Given problem -
Check every line of the entries below for the word "with", and copy the ones that have it.

Data extract -
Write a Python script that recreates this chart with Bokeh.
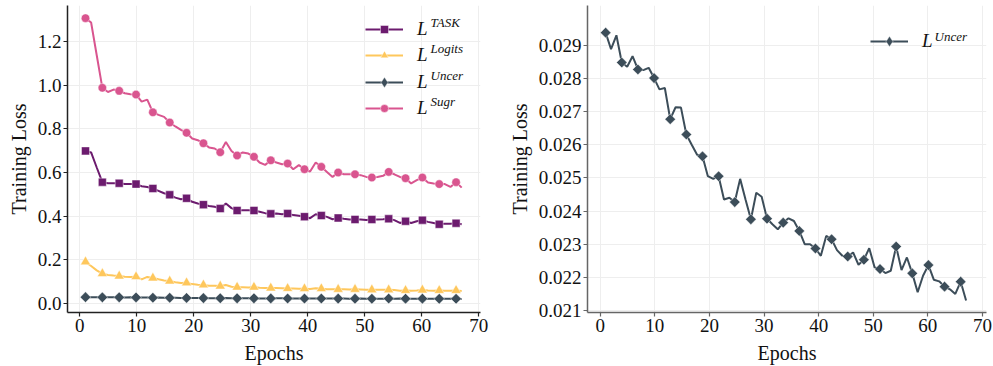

--

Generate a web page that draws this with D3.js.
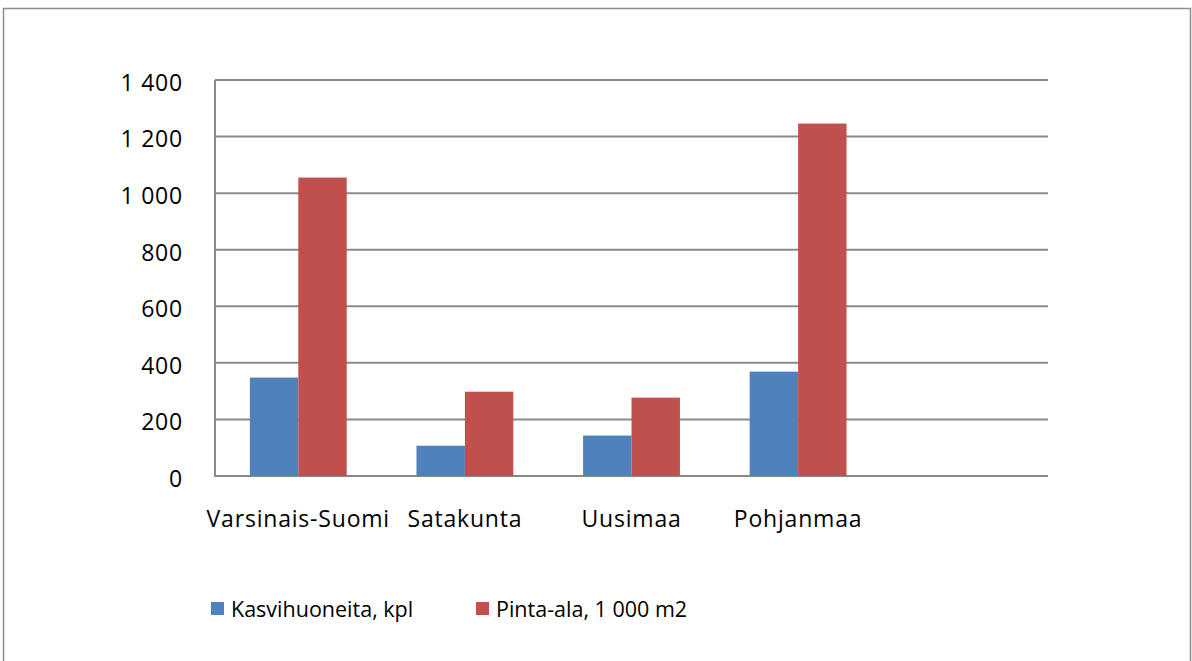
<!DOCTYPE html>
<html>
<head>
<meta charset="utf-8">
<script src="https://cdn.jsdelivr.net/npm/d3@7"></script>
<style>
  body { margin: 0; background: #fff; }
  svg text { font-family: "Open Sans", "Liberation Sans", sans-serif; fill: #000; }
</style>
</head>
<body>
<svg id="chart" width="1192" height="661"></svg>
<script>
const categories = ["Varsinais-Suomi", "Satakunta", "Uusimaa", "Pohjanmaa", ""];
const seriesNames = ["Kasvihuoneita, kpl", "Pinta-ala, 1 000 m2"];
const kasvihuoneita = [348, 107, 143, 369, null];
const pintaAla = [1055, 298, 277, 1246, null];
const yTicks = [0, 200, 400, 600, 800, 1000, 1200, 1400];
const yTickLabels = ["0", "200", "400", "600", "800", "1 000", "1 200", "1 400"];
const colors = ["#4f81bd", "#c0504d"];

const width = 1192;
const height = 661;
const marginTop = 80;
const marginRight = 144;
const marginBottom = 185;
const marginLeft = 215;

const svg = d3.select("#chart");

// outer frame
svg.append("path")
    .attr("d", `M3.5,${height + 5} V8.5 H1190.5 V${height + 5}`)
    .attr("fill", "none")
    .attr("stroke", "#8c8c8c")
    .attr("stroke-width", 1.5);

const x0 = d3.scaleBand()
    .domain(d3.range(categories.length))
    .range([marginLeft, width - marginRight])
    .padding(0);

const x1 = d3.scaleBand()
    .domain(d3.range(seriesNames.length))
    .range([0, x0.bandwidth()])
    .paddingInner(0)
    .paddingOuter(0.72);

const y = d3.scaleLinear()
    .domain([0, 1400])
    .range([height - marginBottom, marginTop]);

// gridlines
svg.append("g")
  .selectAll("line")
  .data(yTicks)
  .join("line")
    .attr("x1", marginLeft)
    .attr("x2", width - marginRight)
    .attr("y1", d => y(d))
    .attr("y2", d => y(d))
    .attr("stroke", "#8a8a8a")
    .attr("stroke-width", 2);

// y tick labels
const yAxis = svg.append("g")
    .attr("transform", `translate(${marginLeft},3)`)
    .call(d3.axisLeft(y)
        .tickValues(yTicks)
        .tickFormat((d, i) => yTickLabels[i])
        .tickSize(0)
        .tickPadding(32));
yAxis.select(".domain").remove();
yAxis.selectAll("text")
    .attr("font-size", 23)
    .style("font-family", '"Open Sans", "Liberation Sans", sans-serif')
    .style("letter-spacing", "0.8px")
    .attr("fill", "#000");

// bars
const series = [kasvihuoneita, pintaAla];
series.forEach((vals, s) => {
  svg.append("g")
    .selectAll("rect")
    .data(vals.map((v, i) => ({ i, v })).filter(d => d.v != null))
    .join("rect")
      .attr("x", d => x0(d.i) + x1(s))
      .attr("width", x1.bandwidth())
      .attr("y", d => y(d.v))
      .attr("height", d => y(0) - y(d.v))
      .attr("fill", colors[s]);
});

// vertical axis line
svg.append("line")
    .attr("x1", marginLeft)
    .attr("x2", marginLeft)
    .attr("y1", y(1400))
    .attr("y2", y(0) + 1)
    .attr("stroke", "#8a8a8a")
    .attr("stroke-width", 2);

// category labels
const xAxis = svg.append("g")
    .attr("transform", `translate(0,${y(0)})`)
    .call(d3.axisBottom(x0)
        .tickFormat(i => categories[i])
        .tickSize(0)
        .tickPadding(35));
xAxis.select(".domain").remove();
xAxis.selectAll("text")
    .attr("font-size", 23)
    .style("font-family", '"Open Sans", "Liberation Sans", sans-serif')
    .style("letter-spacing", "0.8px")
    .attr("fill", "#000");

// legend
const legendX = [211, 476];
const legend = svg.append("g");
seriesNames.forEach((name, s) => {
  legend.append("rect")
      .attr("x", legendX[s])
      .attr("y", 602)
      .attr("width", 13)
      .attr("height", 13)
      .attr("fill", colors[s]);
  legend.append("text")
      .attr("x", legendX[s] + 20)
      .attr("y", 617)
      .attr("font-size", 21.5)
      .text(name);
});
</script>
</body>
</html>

Solution to this exercise -
Write a Python script that recreates this chart with Bokeh.
Generate a web page that draws this with D3.js.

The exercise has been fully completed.